- **Your objective**
Using the entries shown below, output the line containing "Reproduce this chart with Plotly.", the line containing "y_ticks = [0, 2, 4, 6, 8, 10, 12, 14, 16, 18]", and every line between them, exactly. Pictures are omitted.

- **Records provided**
--------------------------------------------------
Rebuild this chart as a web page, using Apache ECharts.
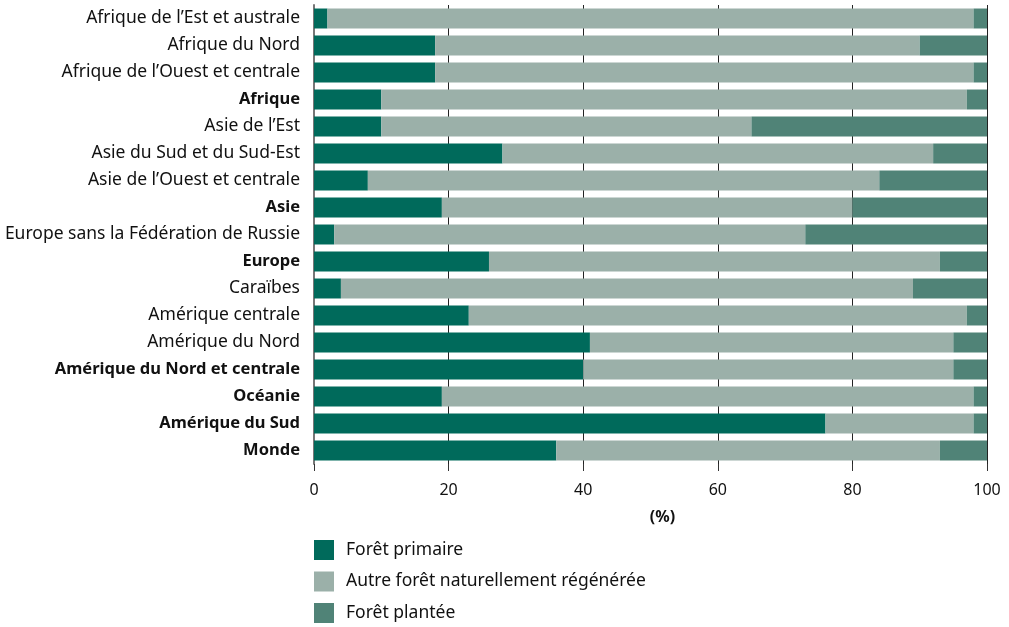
--------------------------------------------------
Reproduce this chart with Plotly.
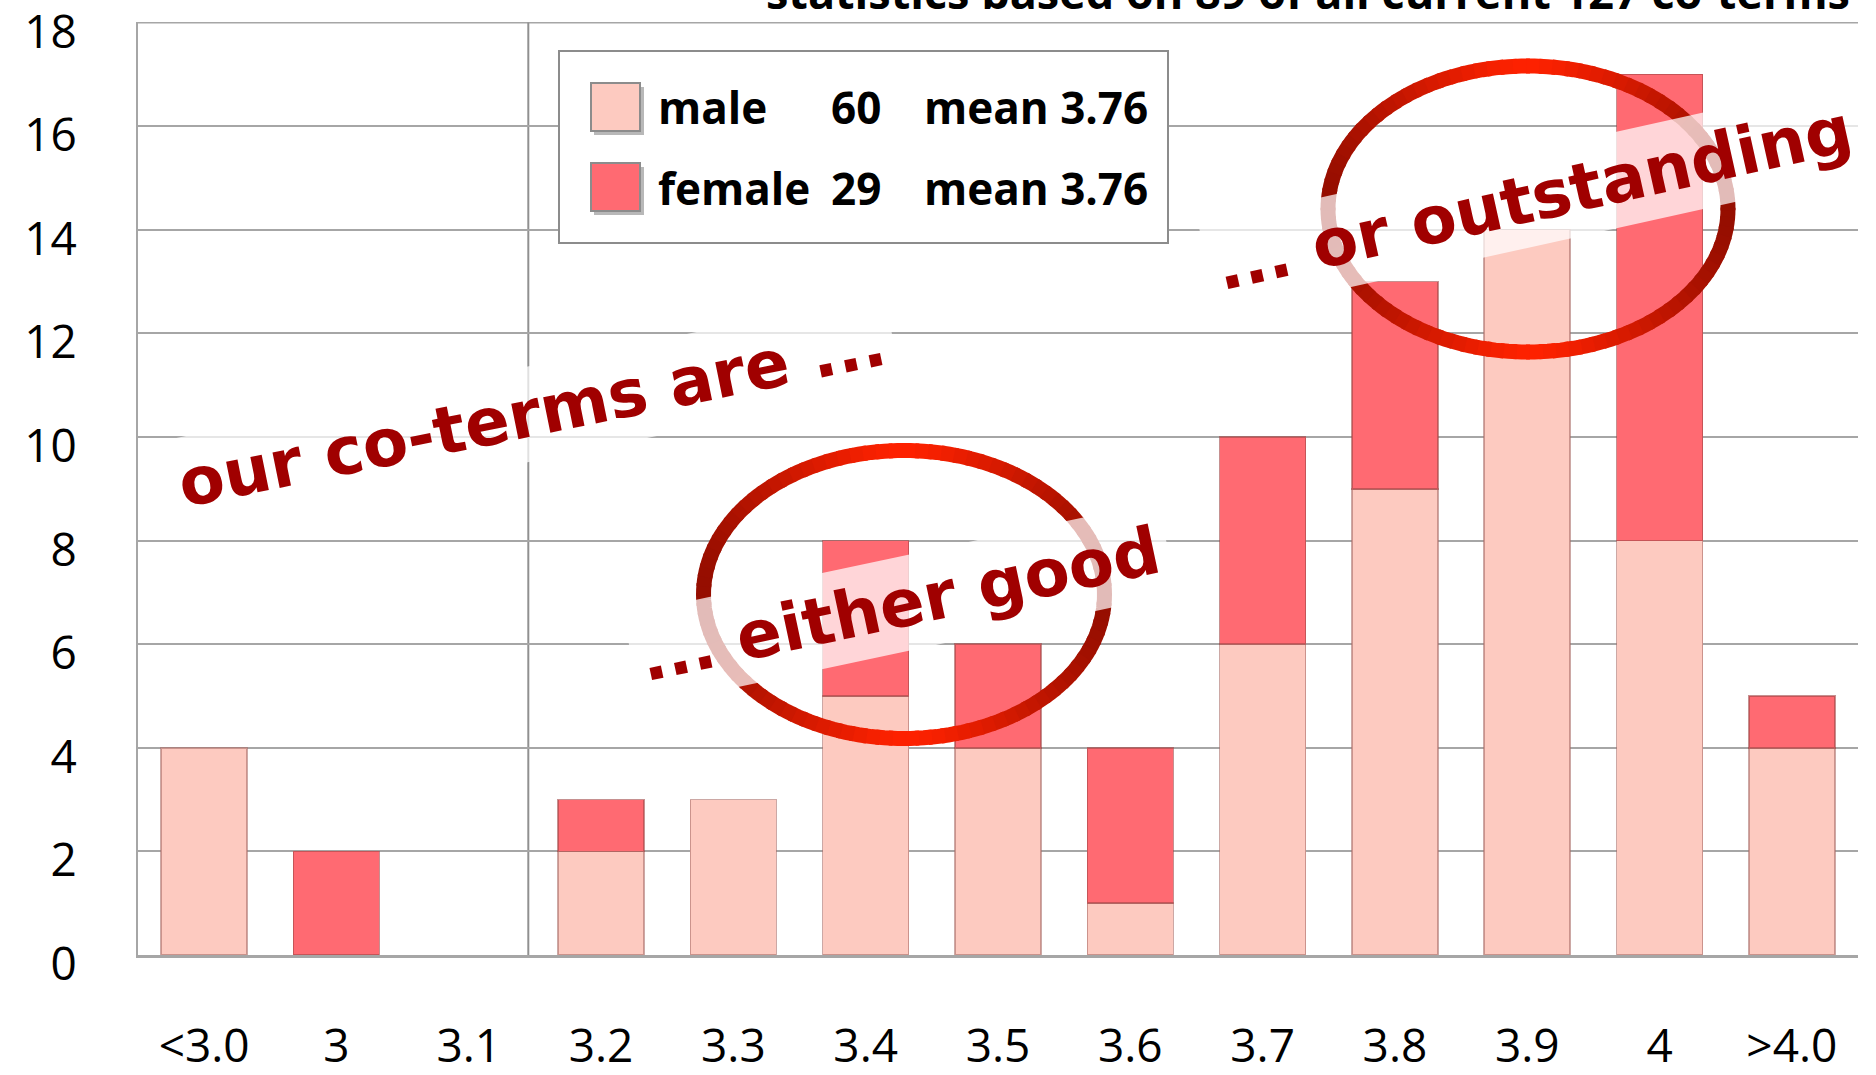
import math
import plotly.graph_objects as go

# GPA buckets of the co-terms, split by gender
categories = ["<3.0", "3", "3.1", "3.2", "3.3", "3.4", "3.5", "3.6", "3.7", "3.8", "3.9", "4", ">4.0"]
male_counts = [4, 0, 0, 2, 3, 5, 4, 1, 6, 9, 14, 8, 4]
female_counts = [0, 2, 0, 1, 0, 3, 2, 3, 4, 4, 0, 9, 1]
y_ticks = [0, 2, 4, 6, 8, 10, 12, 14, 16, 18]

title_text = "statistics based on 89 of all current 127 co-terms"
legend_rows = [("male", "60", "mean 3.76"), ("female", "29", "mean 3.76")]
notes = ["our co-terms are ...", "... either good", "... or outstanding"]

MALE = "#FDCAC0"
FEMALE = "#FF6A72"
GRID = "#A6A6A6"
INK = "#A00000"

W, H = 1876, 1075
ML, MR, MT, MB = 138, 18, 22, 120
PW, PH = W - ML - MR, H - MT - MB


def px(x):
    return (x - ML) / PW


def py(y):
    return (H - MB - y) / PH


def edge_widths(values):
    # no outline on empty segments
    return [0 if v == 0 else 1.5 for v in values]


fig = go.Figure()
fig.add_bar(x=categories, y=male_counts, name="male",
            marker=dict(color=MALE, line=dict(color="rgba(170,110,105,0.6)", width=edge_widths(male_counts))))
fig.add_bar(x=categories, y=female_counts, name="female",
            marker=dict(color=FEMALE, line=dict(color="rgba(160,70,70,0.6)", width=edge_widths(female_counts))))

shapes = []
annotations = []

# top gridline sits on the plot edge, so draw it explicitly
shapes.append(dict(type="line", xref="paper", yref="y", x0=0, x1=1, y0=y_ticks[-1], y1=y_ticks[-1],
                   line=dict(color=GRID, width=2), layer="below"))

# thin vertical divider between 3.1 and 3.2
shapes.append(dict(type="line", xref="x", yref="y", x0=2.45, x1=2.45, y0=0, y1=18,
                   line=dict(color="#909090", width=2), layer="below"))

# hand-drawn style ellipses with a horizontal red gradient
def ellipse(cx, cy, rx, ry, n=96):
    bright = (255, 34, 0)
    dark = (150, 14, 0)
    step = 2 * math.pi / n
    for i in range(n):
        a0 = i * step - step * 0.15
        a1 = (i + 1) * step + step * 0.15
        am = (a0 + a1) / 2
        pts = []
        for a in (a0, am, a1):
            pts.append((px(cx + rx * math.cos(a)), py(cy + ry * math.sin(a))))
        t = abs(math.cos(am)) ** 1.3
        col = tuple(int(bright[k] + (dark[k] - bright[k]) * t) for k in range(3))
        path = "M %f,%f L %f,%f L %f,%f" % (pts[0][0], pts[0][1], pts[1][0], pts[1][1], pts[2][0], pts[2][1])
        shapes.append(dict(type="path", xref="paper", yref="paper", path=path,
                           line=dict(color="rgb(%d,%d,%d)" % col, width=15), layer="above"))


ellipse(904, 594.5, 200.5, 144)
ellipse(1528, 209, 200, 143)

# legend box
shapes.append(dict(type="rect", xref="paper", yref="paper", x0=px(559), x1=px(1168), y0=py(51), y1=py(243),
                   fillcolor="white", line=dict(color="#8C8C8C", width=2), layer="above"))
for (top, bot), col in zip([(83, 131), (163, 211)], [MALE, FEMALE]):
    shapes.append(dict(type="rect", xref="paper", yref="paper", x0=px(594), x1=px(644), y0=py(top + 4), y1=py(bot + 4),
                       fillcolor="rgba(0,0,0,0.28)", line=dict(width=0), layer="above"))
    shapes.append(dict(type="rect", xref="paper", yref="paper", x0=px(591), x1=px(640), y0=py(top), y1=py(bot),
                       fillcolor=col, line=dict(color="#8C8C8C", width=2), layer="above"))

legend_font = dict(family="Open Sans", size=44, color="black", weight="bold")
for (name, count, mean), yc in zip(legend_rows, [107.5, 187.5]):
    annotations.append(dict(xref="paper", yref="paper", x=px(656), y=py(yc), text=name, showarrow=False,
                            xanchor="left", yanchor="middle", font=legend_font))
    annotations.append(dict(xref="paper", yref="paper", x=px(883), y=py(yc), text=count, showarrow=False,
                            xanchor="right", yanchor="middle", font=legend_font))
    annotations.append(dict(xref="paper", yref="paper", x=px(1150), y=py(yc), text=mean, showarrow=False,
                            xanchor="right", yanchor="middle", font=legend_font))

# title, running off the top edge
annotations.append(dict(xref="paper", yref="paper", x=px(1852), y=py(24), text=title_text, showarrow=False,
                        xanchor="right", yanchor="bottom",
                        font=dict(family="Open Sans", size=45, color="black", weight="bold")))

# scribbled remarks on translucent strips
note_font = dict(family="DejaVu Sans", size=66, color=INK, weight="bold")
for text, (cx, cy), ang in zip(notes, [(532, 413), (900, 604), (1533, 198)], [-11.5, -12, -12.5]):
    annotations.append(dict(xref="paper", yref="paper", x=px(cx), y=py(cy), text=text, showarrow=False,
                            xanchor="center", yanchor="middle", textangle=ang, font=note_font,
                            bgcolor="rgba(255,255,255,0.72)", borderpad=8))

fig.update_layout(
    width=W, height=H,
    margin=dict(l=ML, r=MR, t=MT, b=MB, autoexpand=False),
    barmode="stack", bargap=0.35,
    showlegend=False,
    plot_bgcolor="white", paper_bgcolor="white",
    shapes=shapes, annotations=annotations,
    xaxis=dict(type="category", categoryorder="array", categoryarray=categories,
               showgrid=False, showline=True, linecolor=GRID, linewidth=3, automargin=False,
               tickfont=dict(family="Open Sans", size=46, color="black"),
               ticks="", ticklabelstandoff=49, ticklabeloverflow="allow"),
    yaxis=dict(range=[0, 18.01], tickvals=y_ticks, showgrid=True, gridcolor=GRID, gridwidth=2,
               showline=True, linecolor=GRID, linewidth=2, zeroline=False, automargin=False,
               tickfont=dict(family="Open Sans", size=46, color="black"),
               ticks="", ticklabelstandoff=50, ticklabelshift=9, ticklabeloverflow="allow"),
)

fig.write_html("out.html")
--------------------------------------------------
- **Answer in full**
Reproduce this chart with Plotly.
import math
import plotly.graph_objects as go

# GPA buckets of the co-terms, split by gender
categories = ["<3.0", "3", "3.1", "3.2", "3.3", "3.4", "3.5", "3.6", "3.7", "3.8", "3.9", "4", ">4.0"]
male_counts = [4, 0, 0, 2, 3, 5, 4, 1, 6, 9, 14, 8, 4]
female_counts = [0, 2, 0, 1, 0, 3, 2, 3, 4, 4, 0, 9, 1]
y_ticks = [0, 2, 4, 6, 8, 10, 12, 14, 16, 18]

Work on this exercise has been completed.